Focusing on improving the employer brand can help organisations retain staff when there is no money for salary increases, according to HR chiefs.
A new Chartered Institute of Personnel and Development (CIPD) report, produced in conjunction with HR consultancy Mercer, concludes that while financial rewards are important, non-financial benefits can also be key in reinforcing the brand.
The report is based on a survey of 44 organisations, a panel discussion, and nine organisation case studies, including hotel groupMalmaison and Hotel du Vin, McDonald’s and not-for-profit housing organisation Midland Heart.
Sean Wheeler, group director of people development at Malmaison and Hotel du Vin, said the recession has seen the group focusing on non-financial rewards, such as shopping discounts, foot treatment, childcare vouchers and staff discount rates at its hotels.
“We have had no pay rises for two years so have been actively looking at the ‘low-cost, no-cost’ benefits,” he told Personnel Today. “We are lucky that we have a good product, so we can use it as an incentive.”

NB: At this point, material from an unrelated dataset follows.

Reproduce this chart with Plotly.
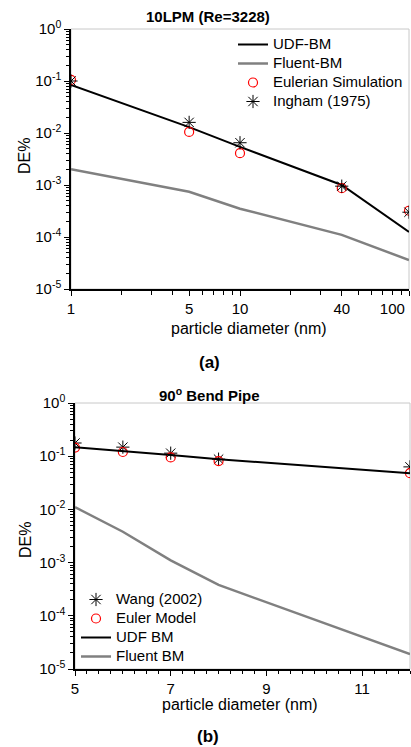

Malmaison and Hotel du Vin also introduced a profit share scheme in January that will see all staff “from Mary the housekeeper to Robert the chief executive” benefit if the company is successful, revealed Wheeler.
“It is a great way to engage everyone to make a difference,” he said. “We have created a monthly tracker so people can see what they are in line to receive at the end of the year.”
Sue MacDonald, head of organisational development at Midland Heart, said the group’s employer brand is centred on being clear what it can offer to its 1,350 employees.
“We are not-for-profit so can’t offer huge salaries, but we operate to the market rate – being as fair as possible,” she told Personnel Today. “We haven’t increased salary for two years, so we are trying to look around the broader benefits.”
Creating an employer brand has been particularly important for Midland Heart because it was created by the merger of the Keynote Housing and Prime Focus groups, leading to an inevitable clash of cultures.
“Our brand is very much about our five values: customer first; ambition; imagination; empowerment; and inclusivity,” said MacDonald. “The things that concern our staff are very much around trust and recognition and getting people to work together, rather than reward.”